--- Data shown ---
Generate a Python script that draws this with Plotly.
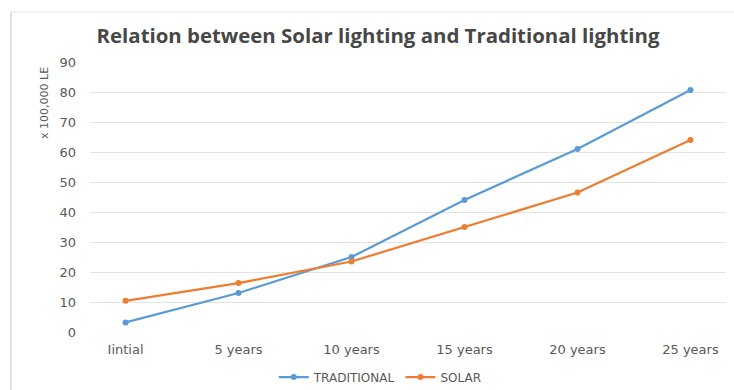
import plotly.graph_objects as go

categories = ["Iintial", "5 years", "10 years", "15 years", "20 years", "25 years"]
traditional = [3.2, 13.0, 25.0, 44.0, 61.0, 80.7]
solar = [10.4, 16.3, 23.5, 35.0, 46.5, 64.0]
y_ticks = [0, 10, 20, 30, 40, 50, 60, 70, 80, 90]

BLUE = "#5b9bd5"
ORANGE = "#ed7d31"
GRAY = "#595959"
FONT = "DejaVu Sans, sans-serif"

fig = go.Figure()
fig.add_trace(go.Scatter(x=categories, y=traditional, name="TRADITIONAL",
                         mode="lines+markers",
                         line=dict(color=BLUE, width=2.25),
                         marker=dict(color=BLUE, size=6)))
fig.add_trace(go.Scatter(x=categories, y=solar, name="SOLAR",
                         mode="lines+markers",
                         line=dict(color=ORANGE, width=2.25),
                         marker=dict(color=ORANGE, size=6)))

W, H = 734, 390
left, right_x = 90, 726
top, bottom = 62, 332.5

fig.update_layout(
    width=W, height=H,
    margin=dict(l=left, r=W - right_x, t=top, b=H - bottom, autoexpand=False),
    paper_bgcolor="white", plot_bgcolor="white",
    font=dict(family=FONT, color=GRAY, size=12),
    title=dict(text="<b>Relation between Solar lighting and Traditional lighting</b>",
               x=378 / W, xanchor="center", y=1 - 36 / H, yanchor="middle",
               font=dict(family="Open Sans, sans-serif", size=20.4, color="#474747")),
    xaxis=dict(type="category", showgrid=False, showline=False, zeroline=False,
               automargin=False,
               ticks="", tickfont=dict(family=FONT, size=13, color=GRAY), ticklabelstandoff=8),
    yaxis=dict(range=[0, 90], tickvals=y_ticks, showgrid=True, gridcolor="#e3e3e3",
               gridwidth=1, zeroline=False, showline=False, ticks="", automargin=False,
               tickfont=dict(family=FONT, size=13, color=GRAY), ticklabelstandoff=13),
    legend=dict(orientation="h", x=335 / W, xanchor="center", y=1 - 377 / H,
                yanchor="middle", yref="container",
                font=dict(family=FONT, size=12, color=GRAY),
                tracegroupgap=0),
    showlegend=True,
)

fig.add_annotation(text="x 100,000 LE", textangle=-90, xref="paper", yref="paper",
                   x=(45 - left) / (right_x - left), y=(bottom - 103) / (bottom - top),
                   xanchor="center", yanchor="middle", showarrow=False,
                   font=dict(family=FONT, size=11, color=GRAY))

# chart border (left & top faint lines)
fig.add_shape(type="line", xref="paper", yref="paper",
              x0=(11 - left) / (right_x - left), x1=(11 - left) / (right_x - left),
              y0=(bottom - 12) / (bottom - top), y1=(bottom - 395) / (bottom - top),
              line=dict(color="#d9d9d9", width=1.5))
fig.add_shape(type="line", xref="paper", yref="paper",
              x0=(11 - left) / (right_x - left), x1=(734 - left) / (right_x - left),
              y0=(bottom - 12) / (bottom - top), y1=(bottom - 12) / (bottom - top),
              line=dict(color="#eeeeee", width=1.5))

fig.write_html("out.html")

--- Request ---
Take the listing above and print it exactly, apart from the pictures.

--- Answer below ---
Generate a Python script that draws this with Plotly.
import plotly.graph_objects as go

categories = ["Iintial", "5 years", "10 years", "15 years", "20 years", "25 years"]
traditional = [3.2, 13.0, 25.0, 44.0, 61.0, 80.7]
solar = [10.4, 16.3, 23.5, 35.0, 46.5, 64.0]
y_ticks = [0, 10, 20, 30, 40, 50, 60, 70, 80, 90]

BLUE = "#5b9bd5"
ORANGE = "#ed7d31"
GRAY = "#595959"
FONT = "DejaVu Sans, sans-serif"

fig = go.Figure()
fig.add_trace(go.Scatter(x=categories, y=traditional, name="TRADITIONAL",
                         mode="lines+markers",
                         line=dict(color=BLUE, width=2.25),
                         marker=dict(color=BLUE, size=6)))
fig.add_trace(go.Scatter(x=categories, y=solar, name="SOLAR",
                         mode="lines+markers",
                         line=dict(color=ORANGE, width=2.25),
                         marker=dict(color=ORANGE, size=6)))

W, H = 734, 390
left, right_x = 90, 726
top, bottom = 62, 332.5

fig.update_layout(
    width=W, height=H,
    margin=dict(l=left, r=W - right_x, t=top, b=H - bottom, autoexpand=False),
    paper_bgcolor="white", plot_bgcolor="white",
    font=dict(family=FONT, color=GRAY, size=12),
    title=dict(text="<b>Relation between Solar lighting and Traditional lighting</b>",
               x=378 / W, xanchor="center", y=1 - 36 / H, yanchor="middle",
               font=dict(family="Open Sans, sans-serif", size=20.4, color="#474747")),
    xaxis=dict(type="category", showgrid=False, showline=False, zeroline=False,
               automargin=False,
               ticks="", tickfont=dict(family=FONT, size=13, color=GRAY), ticklabelstandoff=8),
    yaxis=dict(range=[0, 90], tickvals=y_ticks, showgrid=True, gridcolor="#e3e3e3",
               gridwidth=1, zeroline=False, showline=False, ticks="", automargin=False,
               tickfont=dict(family=FONT, size=13, color=GRAY), ticklabelstandoff=13),
    legend=dict(orientation="h", x=335 / W, xanchor="center", y=1 - 377 / H,
                yanchor="middle", yref="container",
                font=dict(family=FONT, size=12, color=GRAY),
                tracegroupgap=0),
    showlegend=True,
)

fig.add_annotation(text="x 100,000 LE", textangle=-90, xref="paper", yref="paper",
                   x=(45 - left) / (right_x - left), y=(bottom - 103) / (bottom - top),
                   xanchor="center", yanchor="middle", showarrow=False,
                   font=dict(family=FONT, size=11, color=GRAY))

# chart border (left & top faint lines)
fig.add_shape(type="line", xref="paper", yref="paper",
              x0=(11 - left) / (right_x - left), x1=(11 - left) / (right_x - left),
              y0=(bottom - 12) / (bottom - top), y1=(bottom - 395) / (bottom - top),
              line=dict(color="#d9d9d9", width=1.5))
fig.add_shape(type="line", xref="paper", yref="paper",
              x0=(11 - left) / (right_x - left), x1=(734 - left) / (right_x - left),
              y0=(bottom - 12) / (bottom - top), y1=(bottom - 12) / (bottom - top),
              line=dict(color="#eeeeee", width=1.5))

fig.write_html("out.html")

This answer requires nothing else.